Ghana loses GH¢ 490m to illegal imports – BDCs
The Chamber of Bulk Oil Distributors (CBOD) has made a strong case for the government to clamp down on all importers of illegal products into the market if it is to provide fair competition in the industry.
The Chamber argues that the perpetuation of the act led to a revenue loss of about 490 million cedis in 2016 alone.
The Chief Executive of the Chamber of Bulk Oil Distributors, Senyo Hosi also tells Citi Business News the development, if unchecked could render legal operators in the industry insolvent and in extreme cases, inoperable.
“Illegal products have flooded the market; people claim to be exporting products but drop them here. Losing a minimum of 490 million cedis is a major problem…I bring in products in a legitimate way and I have to pay taxes and that will affect my final pricing but those who import illegal products will sell at a lower price because there is no tax component factored into the pricing,” he said.
Mr. Hosi added, “If I am forced to reduce my prices, that will be unfair to me…We must clamp down on the illegality and make sure things are consistent; people cannot keep evading taxes unfairly while others are subjected to pay.”
The CBOD boss was speaking at the AGM of the Chamber in Accra.
Debt to BDCs estimated at 1.78 billion cedis
He further bemoaned how the government's indebtedness is hampering the activities of the industry.
Currently, the government is indebted to the Bulk Oil Distribution Companies (BDCs) to the tune of about 1.78 billion cedis.
This was after total receipts of about 1.024 billion cedis from the government in the last quarter of 2016 and 47 million cedis in January 2017.

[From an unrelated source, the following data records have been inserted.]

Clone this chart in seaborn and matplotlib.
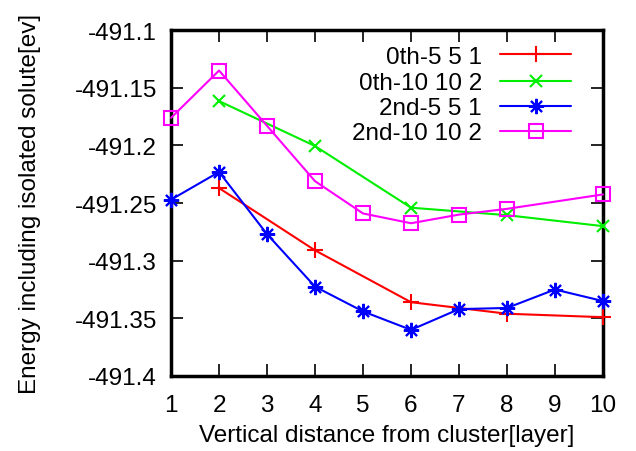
import numpy as np
import pandas as pd
import matplotlib
matplotlib.use("Agg")
import matplotlib.pyplot as plt
import seaborn as sns

# values
x_even = [2, 4, 6, 8, 10]
x_all = [1, 2, 3, 4, 5, 6, 7, 8, 9, 10]
x_mag = [1, 2, 3, 4, 5, 6, 7, 8, 10]

red_0th_551 = [-491.237, -491.291, -491.336, -491.346, -491.349]
green_0th_10102 = [-491.1615, -491.2005, -491.254, -491.2605, -491.270]
blue_2nd_551 = [-491.247, -491.223, -491.277, -491.3225, -491.344,
                -491.360, -491.342, -491.341, -491.325, -491.335]
mag_2nd_10102 = [-491.176, -491.135, -491.183, -491.231, -491.259,
                 -491.2675, -491.260, -491.255, -491.2425]

y_ticks = [-491.4, -491.35, -491.3, -491.25, -491.2, -491.15, -491.1]
y_tick_labels = ["-491.4", "-491.35", "-491.3", "-491.25", "-491.2", "-491.15", "-491.1"]

sns.set_style("ticks")
plt.rcParams["font.family"] = ["Liberation Sans", "DejaVu Sans"]
plt.rcParams["text.color"] = "black"
plt.rcParams["axes.labelcolor"] = "black"
plt.rcParams["xtick.color"] = "black"
plt.rcParams["ytick.color"] = "black"
fs = 17.5

fig = plt.figure(figsize=(6.36, 4.52), dpi=100)
ax = fig.add_axes([0.269, 0.166, 0.679, 0.765])

series = [
    ("0th-5 5 1", x_even, red_0th_551, "#ff0000", "+", 11, "full"),
    ("0th-10 10 2", x_even, green_0th_10102, "#00ee00", "x", 9, "full"),
    ("2nd-5 5 1", x_all, blue_2nd_551, "#0000ff", (8, 2, 0), 11, "full"),
    ("2nd-10 10 2", x_mag, mag_2nd_10102, "#ff00ff", "s", 10, "none"),
]

for name, xs, ys, color, mk, ms, fill in series:
    df = pd.DataFrame({"x": xs, "y": ys})
    sns.lineplot(data=df, x="x", y="y", ax=ax, color=color, lw=1.5,
                 marker=mk, markersize=ms, fillstyle=fill,
                 markeredgewidth=1.5, markeredgecolor=color,
                 clip_on=False, zorder=3)

# gnuplot-style key: right-aligned text, sample line to the right
key_rows = [0.931, 0.854, 0.781, 0.709]
for (name, xs, ys, color, mk, ms, fill), ky in zip(series, key_rows):
    ax.text(0.72, ky, name, transform=ax.transAxes, ha="right",
            va="center_baseline", fontsize=fs, color="black")
    ax.plot([0.762, 0.844, 0.926], [ky, ky, ky], transform=ax.transAxes,
            color=color, lw=1.5, marker=mk, markersize=ms, fillstyle=fill,
            markeredgewidth=1.5, markevery=[1], clip_on=False)

ax.set_xlim(1, 10)
ax.set_ylim(-491.4, -491.1)
ax.set_xticks(x_all)
ax.set_xticklabels([str(v) for v in x_all], fontsize=fs)
ax.set_yticks(y_ticks)
ax.set_yticklabels(y_tick_labels, fontsize=fs)
ax.tick_params(direction="in", length=8.5, width=1.2, top=True, right=True,
               color="black", labelcolor="black")
ax.tick_params(axis="x", pad=13)
ax.tick_params(axis="y", pad=10)
for s in ax.spines.values():
    s.set_visible(True)
    s.set_linewidth(2.5)
    s.set_color("black")

ax.set_xlabel("Vertical distance from cluster[layer]", fontsize=fs, labelpad=6,
              color="black")
ax.set_ylabel("Energy including isolated solute[ev]", fontsize=fs, labelpad=24,
              color="black")

fig.savefig("out.png", dpi=100)
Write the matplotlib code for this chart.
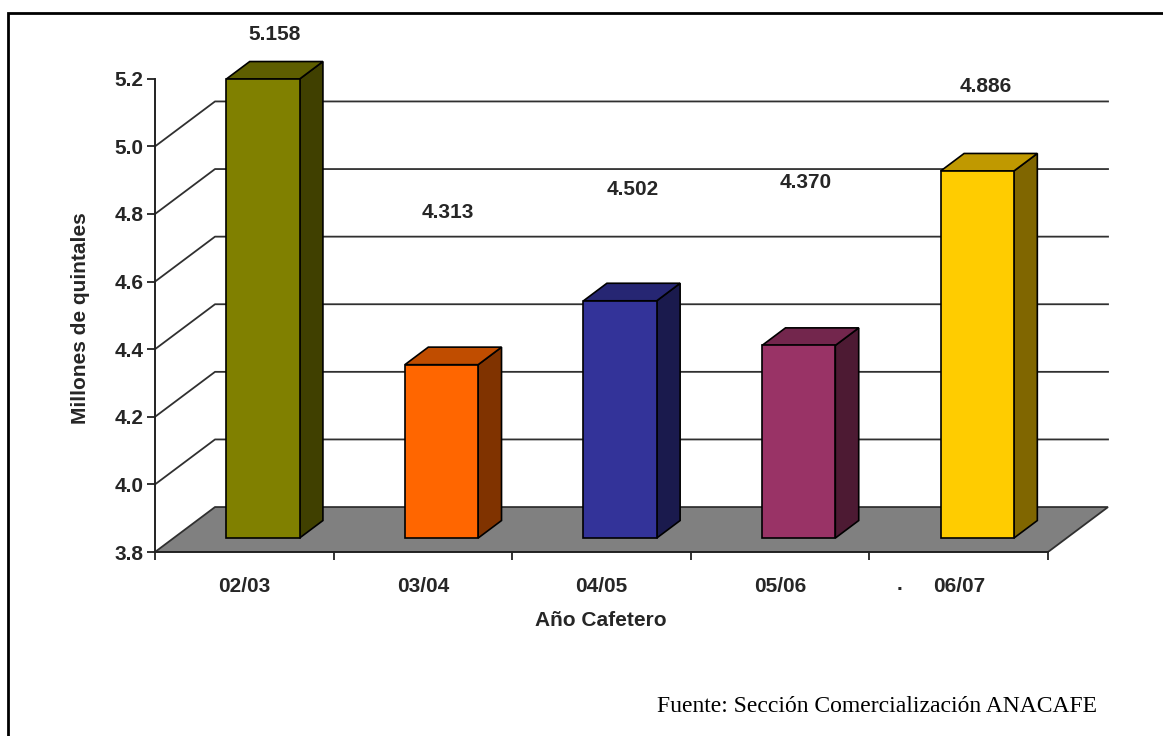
import matplotlib.pyplot as plt
from matplotlib.patches import Polygon, Rectangle

# datos
anios = ['02/03', '03/04', '04/05', '05/06', '06/07']
produccion = [5.158, 4.313, 4.502, 4.370, 4.886]  # millones de quintales
etiquetas = ['5.158', '4.313', '4.502', '4.370', '4.886']
# posicion de las etiquetas de valor (x en categorias, y en millones)
pos_etiq = [(0.672, 5.330), (1.640, 4.805), (2.676, 4.873), (3.644, 4.894), (4.653, 5.176)]

frente = ['#808000', '#FF6600', '#333399', '#993366', '#FFCC00']
arriba = ['#5E5E00', '#C04D00', '#262673', '#73264D', '#C09900']
lado = ['#404000', '#803300', '#1A1A4D', '#4D1A33', '#806600']

W, H = 1163, 736
BASE = 3.8
DX, DY = 0.336, 0.133    # fondo del grafico 3d
S, D = 0.31, 0.39        # posicion y profundidad de la barra
ANCHO = 0.41
FS = 15
TXT = '#262626'

fig = plt.figure(figsize=(W / 100, H / 100), dpi=100)
ax = fig.add_axes([155 / W, (H - 552) / H, 965 / W, 527 / H])
ax.set_xlim(0, 965 / 178.6)
ax.set_ylim(BASE, BASE + 527 / 338)

def fpx(x, y):
    return x / W, 1 - y / H

# piso
piso = Polygon([(0, BASE), (5, BASE), (5 + DX, BASE + DY), (DX, BASE + DY)],
               closed=True, facecolor='#808080', edgecolor='#303030', lw=1.3, zorder=1)
ax.add_patch(piso)

# lineas de division
for v in [4.0, 4.2, 4.4, 4.6, 4.8, 5.0]:
    ax.plot([0, DX, 5 + DX], [v, v + DY, v + DY], color='#303030', lw=1.3, zorder=1)

# barras
for i, v in enumerate(produccion):
    x0 = i + 0.5 - ANCHO / 2 + S * DX
    x1 = x0 + ANCHO
    yb = BASE + S * DY
    yt = v + S * DY
    dx, dy = D * DX, D * DY
    ax.add_patch(Polygon([(x1, yb), (x1 + dx, yb + dy), (x1 + dx, yt + dy), (x1, yt)],
                         facecolor=lado[i], edgecolor='black', lw=1.2, zorder=3))
    ax.add_patch(Polygon([(x0, yt), (x0 + dx, yt + dy), (x1 + dx, yt + dy), (x1, yt)],
                         facecolor=arriba[i], edgecolor='black', lw=1.2, zorder=3))
    ax.add_patch(Rectangle((x0, yb), ANCHO, yt - yb,
                           facecolor=frente[i], edgecolor='black', lw=1.2, zorder=4))
    ax.text(pos_etiq[i][0], pos_etiq[i][1], etiquetas[i], ha='center', va='center',
            fontsize=FS, fontweight='bold', family='Liberation Sans', color=TXT)

# ejes
for s in ['top', 'right']:
    ax.spines[s].set_visible(False)
ax.spines['left'].set_bounds(BASE, 5.2)
ax.spines['bottom'].set_bounds(0, 5)
for s in ['left', 'bottom']:
    ax.spines[s].set_linewidth(1.4)
    ax.spines[s].set_color('#222222')
ax.patch.set_visible(False)

ax.set_yticks([3.8, 4.0, 4.2, 4.4, 4.6, 4.8, 5.0, 5.2])
ax.set_yticklabels(['%.1f' % t for t in ax.get_yticks()])
ax.tick_params(axis='y', direction='out', length=6, width=1.3, pad=2,
               labelsize=FS, colors='#222222', labelcolor=TXT)
ax.set_xticks(range(6))
ax.set_xticklabels([])
ax.set_xticks([i + 0.5 for i in range(5)], minor=True)
ax.set_xticklabels(anios, minor=True)
ax.tick_params(axis='x', which='major', direction='out', length=6, width=1.3, colors='#222222')
ax.tick_params(axis='x', which='minor', length=0, pad=18, labelsize=FS, labelcolor=TXT)
for lb in ax.get_yticklabels() + ax.get_xticklabels(minor=True):
    lb.set_fontweight('bold')
    lb.set_family('Liberation Sans')

fig.text(*fpx(900, 585), '.', ha='center', va='center', fontsize=FS,
         fontweight='bold', family='Liberation Sans', color=TXT)

fig.text(*fpx(601, 620), 'Año Cafetero', ha='center', va='center', fontsize=FS,
         fontweight='bold', family='Liberation Sans', color=TXT)
fig.text(*fpx(80, 318), 'Millones de quintales', ha='center', va='center', rotation=90,
         fontsize=FS, fontweight='bold', family='Liberation Sans', color=TXT)
fig.text(*fpx(1097, 707), 'Fuente: Sección Comercialización ANACAFE', ha='right', va='center',
         fontsize=17, family='Liberation Serif', color='black')

# marco (solo se ven el borde superior e izquierdo)
fig.add_artist(Rectangle((8 / W, -0.05), 1.1, 1.05 - 13 / H,
                         transform=fig.transFigure, fill=False, edgecolor='black', lw=2))

fig.savefig('out.png', dpi=100)
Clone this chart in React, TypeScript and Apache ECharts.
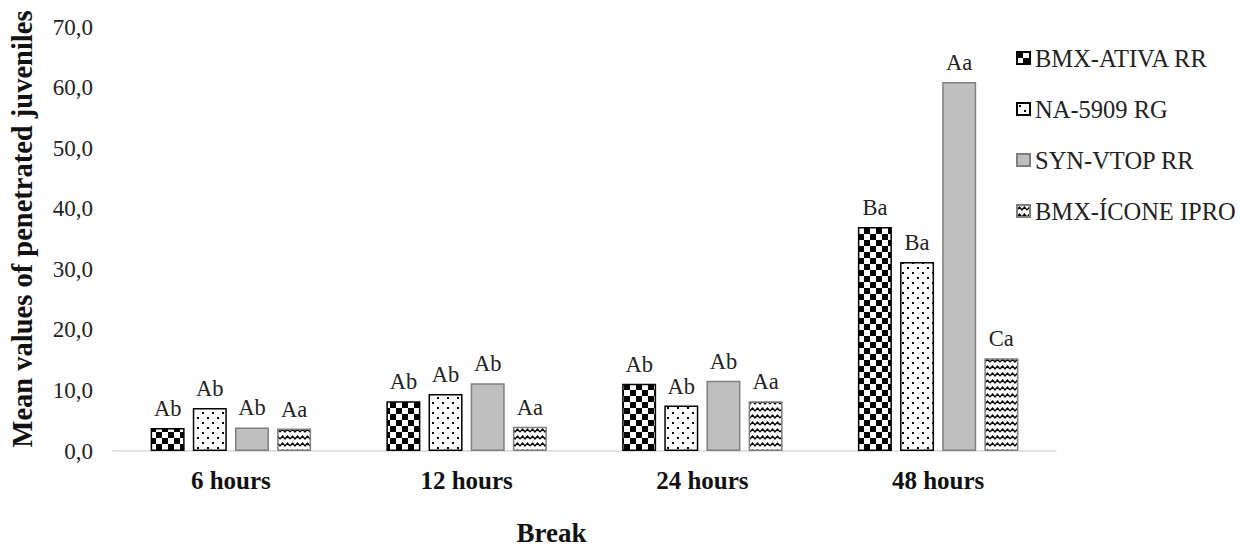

The debt comprises Forex Loss Under-recoveries (FLUR), Real Value Factor (RVF) and FLUR interest.
Other concerns highlighted by the CBOD centered on regulations to guide the role of government's support to parastatal agencies.
In the Chamber's view, the policies should among others create a level playing ground for all players to benefit from the market.
Outlook for 2017
Though the Chamber views 2016 as a challenging one, it is, however, hopeful that 2017 provides an opportunity to turn around its dwindling fortunes.
This will also require responsible competition and astute management of its operations.